» Records for the exercise:
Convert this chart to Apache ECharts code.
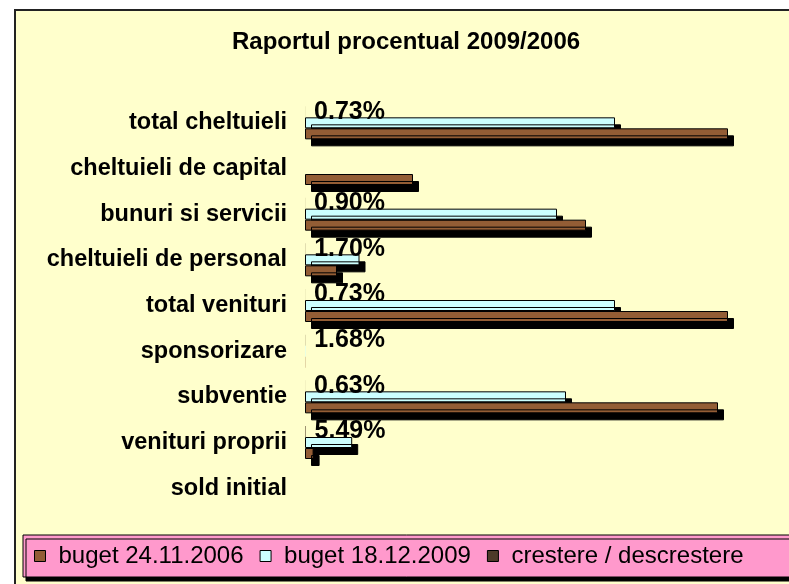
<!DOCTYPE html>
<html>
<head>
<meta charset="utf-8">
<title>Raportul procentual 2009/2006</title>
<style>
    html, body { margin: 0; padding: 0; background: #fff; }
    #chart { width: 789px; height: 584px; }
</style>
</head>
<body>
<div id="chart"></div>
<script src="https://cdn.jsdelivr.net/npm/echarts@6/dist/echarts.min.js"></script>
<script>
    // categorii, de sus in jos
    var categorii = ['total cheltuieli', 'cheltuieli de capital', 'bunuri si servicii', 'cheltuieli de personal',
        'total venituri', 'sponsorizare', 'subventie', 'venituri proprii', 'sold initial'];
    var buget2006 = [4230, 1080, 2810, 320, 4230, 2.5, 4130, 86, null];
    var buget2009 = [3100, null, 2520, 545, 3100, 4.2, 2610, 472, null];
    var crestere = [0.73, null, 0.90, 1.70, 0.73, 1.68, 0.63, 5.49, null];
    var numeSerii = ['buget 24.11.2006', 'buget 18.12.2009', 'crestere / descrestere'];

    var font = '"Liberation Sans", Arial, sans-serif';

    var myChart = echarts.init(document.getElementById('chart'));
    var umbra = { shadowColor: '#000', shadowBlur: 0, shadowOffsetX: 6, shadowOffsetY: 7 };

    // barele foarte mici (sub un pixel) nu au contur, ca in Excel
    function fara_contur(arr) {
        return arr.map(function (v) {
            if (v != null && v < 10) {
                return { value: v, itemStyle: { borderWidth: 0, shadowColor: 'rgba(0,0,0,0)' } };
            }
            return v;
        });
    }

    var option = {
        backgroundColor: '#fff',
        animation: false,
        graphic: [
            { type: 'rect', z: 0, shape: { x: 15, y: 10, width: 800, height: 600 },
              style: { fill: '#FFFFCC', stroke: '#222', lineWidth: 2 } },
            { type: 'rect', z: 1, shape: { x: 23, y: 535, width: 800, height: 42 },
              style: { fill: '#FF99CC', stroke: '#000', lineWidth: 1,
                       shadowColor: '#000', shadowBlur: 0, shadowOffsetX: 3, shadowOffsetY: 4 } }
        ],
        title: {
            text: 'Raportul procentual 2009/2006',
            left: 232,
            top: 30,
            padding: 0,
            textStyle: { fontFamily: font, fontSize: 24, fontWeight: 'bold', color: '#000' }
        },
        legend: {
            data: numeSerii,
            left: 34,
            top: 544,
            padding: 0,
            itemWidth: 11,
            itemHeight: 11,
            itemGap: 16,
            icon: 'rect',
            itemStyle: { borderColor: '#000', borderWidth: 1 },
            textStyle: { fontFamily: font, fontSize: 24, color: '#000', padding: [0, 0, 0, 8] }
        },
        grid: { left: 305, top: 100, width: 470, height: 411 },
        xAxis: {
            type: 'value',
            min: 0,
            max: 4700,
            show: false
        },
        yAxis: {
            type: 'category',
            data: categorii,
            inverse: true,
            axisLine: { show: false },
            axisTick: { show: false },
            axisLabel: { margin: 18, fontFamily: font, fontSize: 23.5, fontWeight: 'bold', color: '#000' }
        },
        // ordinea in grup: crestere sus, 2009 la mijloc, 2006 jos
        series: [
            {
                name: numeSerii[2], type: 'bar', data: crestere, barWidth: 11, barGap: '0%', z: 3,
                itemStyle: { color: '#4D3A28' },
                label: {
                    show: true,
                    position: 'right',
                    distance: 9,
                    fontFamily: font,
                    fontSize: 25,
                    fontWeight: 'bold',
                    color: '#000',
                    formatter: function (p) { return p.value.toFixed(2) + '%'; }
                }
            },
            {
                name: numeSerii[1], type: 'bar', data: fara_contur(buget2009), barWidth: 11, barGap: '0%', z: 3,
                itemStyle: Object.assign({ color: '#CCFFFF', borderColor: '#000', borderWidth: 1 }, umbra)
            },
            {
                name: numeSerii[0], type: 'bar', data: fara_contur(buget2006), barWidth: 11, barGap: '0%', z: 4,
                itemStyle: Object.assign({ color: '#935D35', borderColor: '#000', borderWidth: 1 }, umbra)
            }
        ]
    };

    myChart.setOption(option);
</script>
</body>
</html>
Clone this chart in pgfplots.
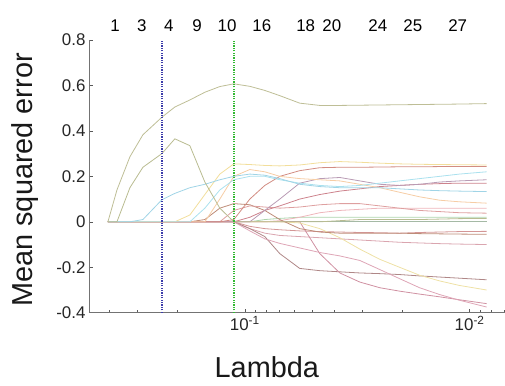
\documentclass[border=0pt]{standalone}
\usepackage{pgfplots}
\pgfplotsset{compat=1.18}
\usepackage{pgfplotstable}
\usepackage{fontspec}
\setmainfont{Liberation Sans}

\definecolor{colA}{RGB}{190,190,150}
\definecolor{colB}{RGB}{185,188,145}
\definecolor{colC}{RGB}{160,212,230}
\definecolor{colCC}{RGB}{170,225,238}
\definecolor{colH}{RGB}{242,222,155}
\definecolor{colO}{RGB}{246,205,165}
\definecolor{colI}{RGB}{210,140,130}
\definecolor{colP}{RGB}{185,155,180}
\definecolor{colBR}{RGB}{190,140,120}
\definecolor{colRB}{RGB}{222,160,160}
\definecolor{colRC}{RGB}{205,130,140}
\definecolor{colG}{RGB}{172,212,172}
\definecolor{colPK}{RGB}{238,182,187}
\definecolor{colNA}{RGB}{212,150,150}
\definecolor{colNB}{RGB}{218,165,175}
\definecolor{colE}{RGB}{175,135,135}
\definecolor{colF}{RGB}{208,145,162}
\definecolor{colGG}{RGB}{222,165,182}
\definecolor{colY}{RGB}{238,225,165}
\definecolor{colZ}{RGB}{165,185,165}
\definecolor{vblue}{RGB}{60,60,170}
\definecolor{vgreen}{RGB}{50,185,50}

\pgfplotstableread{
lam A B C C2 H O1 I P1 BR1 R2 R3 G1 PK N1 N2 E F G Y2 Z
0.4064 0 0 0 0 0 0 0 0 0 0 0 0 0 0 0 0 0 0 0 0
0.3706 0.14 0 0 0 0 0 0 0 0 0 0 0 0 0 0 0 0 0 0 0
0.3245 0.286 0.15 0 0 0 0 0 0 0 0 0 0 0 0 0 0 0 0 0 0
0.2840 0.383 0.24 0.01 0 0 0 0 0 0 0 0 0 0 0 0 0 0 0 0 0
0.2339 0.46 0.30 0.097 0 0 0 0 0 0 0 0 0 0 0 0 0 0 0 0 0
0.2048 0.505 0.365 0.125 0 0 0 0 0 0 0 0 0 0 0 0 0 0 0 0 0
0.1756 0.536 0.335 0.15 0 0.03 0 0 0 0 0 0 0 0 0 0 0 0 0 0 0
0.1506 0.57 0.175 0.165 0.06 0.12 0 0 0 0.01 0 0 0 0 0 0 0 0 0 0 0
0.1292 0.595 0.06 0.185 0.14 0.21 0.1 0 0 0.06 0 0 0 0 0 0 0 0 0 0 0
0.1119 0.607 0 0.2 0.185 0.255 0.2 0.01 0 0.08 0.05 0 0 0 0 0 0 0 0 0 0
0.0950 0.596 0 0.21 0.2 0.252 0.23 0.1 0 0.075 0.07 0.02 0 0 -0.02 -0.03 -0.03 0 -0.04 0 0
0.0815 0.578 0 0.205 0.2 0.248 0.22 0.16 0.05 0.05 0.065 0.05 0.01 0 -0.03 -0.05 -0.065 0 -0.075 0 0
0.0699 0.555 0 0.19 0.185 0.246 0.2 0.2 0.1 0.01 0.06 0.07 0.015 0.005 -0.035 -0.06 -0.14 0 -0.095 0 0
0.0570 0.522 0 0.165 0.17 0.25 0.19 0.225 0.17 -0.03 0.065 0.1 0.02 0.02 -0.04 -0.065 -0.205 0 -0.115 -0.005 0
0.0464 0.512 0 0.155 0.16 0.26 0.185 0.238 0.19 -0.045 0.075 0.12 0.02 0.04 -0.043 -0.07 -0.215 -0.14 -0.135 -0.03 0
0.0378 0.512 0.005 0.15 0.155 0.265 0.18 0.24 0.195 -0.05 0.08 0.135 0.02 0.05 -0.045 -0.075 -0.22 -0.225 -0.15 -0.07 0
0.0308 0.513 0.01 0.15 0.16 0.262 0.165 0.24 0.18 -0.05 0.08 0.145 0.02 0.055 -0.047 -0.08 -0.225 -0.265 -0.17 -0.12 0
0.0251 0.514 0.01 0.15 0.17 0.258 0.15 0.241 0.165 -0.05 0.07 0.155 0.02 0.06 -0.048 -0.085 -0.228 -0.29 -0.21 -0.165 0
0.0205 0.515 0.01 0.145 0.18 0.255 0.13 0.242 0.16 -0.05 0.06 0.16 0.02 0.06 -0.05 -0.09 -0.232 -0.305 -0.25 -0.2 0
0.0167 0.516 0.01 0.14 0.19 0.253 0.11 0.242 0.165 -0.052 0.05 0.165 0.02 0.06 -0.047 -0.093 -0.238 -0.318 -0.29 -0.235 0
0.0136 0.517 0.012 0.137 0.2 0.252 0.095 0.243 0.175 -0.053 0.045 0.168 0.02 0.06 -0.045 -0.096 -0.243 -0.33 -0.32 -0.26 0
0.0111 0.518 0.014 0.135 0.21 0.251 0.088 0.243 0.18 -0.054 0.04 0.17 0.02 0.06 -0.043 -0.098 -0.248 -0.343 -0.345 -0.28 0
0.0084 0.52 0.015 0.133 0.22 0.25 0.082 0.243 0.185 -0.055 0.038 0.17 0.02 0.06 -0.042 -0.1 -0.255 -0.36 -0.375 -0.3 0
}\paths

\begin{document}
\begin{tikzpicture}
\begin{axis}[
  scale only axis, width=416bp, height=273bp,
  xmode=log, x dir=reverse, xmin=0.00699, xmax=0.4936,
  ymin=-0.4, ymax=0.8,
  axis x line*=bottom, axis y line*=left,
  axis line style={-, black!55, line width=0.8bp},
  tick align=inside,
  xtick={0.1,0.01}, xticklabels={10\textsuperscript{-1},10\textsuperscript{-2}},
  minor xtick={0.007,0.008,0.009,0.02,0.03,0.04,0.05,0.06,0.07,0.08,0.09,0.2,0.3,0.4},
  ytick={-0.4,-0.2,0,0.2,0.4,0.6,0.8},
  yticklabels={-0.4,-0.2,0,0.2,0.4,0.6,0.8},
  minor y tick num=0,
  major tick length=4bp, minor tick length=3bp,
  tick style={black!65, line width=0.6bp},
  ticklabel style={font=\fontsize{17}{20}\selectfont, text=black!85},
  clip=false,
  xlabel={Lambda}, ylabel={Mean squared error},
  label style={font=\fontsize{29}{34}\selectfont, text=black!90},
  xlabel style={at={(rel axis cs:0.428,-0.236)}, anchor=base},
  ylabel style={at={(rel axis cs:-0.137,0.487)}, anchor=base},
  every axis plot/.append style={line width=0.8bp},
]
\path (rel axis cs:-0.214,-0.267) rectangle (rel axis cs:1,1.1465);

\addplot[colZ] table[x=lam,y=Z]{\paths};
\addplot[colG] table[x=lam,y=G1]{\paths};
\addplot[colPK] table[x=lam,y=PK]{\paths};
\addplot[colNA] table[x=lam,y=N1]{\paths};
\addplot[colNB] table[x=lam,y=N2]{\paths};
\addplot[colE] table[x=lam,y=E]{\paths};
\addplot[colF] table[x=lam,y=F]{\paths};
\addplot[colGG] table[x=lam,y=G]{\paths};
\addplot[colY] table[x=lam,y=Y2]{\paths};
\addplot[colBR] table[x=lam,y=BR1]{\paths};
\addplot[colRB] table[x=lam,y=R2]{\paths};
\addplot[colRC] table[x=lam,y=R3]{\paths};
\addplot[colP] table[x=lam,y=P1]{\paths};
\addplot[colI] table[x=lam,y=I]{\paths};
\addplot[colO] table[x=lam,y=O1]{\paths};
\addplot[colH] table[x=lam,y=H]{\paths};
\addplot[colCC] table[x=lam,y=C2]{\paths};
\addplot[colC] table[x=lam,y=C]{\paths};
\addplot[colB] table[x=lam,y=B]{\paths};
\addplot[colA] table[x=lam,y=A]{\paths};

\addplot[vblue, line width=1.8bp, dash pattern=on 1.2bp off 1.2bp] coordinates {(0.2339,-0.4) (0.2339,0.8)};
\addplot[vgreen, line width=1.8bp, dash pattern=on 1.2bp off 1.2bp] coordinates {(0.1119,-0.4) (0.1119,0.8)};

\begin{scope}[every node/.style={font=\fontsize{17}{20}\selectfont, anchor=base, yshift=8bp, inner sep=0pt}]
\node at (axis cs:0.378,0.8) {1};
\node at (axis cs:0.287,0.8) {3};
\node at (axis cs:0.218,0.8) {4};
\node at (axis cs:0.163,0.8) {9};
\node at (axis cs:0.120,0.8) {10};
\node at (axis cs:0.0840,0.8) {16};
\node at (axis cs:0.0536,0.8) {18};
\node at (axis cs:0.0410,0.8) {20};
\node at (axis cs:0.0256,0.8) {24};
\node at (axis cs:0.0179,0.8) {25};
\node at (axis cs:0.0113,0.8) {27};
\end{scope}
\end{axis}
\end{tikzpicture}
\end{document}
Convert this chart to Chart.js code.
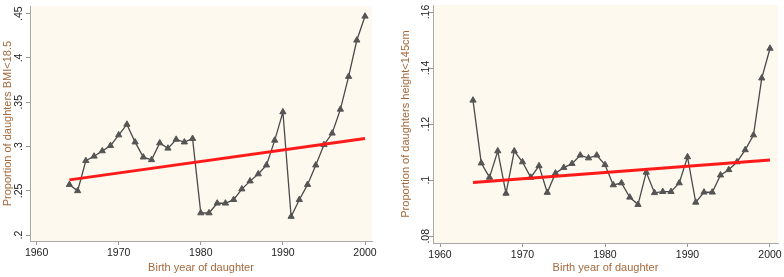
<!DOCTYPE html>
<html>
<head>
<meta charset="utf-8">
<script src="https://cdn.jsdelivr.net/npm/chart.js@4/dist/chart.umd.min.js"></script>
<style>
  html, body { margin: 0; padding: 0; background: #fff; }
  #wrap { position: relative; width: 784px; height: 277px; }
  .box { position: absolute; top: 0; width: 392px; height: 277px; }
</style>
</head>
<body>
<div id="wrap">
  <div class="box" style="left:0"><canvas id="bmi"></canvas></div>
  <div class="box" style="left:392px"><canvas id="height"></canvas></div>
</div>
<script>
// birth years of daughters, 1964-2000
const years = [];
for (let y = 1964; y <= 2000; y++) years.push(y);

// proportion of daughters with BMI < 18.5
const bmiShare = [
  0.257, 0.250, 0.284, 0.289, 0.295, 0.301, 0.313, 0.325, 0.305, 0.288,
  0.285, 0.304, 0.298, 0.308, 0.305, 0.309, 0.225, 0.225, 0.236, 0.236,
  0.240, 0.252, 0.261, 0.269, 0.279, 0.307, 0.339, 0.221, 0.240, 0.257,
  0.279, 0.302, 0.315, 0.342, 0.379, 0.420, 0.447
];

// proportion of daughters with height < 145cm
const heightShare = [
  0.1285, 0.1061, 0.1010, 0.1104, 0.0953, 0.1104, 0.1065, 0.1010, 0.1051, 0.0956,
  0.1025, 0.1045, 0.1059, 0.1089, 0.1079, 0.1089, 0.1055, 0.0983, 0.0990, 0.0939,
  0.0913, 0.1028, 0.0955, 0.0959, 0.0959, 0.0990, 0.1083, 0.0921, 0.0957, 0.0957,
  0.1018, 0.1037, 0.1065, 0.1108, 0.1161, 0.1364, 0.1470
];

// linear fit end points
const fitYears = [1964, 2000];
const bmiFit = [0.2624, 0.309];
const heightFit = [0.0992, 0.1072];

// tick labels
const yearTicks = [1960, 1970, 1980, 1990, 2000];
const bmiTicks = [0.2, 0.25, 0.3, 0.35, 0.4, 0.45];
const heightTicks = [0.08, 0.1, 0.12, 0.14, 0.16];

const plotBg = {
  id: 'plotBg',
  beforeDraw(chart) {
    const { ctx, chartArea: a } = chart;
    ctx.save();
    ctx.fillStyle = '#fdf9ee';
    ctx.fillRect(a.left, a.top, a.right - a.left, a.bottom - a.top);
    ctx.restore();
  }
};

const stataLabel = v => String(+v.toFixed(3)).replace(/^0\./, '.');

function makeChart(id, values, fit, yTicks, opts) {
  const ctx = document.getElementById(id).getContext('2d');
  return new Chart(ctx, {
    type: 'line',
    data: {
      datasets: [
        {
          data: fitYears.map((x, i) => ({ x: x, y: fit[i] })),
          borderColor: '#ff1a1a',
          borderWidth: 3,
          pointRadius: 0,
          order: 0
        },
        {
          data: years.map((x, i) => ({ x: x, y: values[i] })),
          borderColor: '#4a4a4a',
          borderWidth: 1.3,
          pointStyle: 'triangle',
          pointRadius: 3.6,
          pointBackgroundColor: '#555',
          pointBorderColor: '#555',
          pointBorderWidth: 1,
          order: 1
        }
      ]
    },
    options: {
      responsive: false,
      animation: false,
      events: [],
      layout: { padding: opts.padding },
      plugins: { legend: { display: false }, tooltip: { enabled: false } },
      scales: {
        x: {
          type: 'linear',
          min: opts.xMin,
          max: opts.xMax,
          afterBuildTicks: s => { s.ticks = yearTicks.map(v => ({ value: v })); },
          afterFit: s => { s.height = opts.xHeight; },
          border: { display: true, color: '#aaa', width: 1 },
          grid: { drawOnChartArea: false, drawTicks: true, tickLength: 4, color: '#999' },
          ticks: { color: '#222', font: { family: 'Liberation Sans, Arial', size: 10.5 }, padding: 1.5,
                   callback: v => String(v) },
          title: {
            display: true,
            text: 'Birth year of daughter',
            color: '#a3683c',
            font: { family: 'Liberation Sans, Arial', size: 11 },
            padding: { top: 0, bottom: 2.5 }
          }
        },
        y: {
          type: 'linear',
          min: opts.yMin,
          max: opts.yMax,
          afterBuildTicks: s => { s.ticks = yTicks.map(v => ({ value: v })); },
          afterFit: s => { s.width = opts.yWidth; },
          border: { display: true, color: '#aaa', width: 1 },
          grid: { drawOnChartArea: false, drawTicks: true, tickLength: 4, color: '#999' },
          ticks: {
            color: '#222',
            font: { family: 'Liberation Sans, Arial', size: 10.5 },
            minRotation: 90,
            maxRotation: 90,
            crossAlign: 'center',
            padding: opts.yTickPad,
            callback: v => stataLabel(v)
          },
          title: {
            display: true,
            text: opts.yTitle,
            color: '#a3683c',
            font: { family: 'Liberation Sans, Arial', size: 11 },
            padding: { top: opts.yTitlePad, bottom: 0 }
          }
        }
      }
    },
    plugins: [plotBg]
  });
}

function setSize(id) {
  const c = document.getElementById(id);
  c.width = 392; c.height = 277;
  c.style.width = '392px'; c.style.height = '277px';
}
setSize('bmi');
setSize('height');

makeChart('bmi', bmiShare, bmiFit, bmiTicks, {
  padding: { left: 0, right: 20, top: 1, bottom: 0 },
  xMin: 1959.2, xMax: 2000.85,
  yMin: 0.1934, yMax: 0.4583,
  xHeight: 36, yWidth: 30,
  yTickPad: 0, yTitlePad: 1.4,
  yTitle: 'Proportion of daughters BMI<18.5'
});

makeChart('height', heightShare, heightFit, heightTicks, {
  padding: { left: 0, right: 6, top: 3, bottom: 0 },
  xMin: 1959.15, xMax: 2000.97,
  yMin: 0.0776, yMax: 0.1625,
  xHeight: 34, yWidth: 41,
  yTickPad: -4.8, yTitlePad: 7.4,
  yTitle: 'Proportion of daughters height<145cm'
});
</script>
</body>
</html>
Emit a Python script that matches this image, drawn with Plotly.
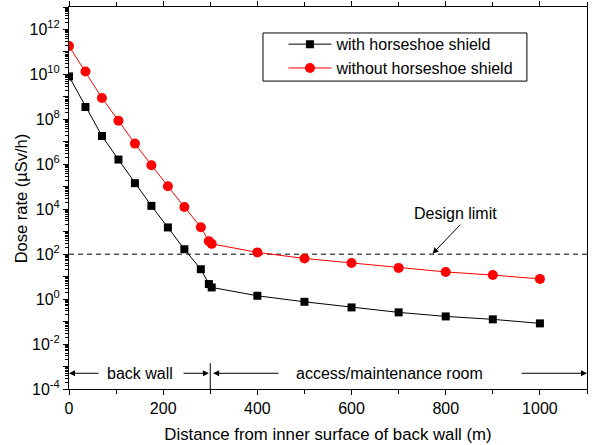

» Exercise aim:
Please reproduce the listing exactly from its opening line through the line that contains "var numeSerii = ['buget", both included, with all pictures omitted.

» Completed task:
Convert this chart to Apache ECharts code.
<!DOCTYPE html>
<html>
<head>
<meta charset="utf-8">
<title>Raportul procentual 2009/2006</title>
<style>
    html, body { margin: 0; padding: 0; background: #fff; }
    #chart { width: 789px; height: 584px; }
</style>
</head>
<body>
<div id="chart"></div>
<script src="https://cdn.jsdelivr.net/npm/echarts@6/dist/echarts.min.js"></script>
<script>
    // categorii, de sus in jos
    var categorii = ['total cheltuieli', 'cheltuieli de capital', 'bunuri si servicii', 'cheltuieli de personal',
        'total venituri', 'sponsorizare', 'subventie', 'venituri proprii', 'sold initial'];
    var buget2006 = [4230, 1080, 2810, 320, 4230, 2.5, 4130, 86, null];
    var buget2009 = [3100, null, 2520, 545, 3100, 4.2, 2610, 472, null];
    var crestere = [0.73, null, 0.90, 1.70, 0.73, 1.68, 0.63, 5.49, null];
    var numeSerii = ['buget 24.11.2006', 'buget 18.12.2009', 'crestere / descrestere'];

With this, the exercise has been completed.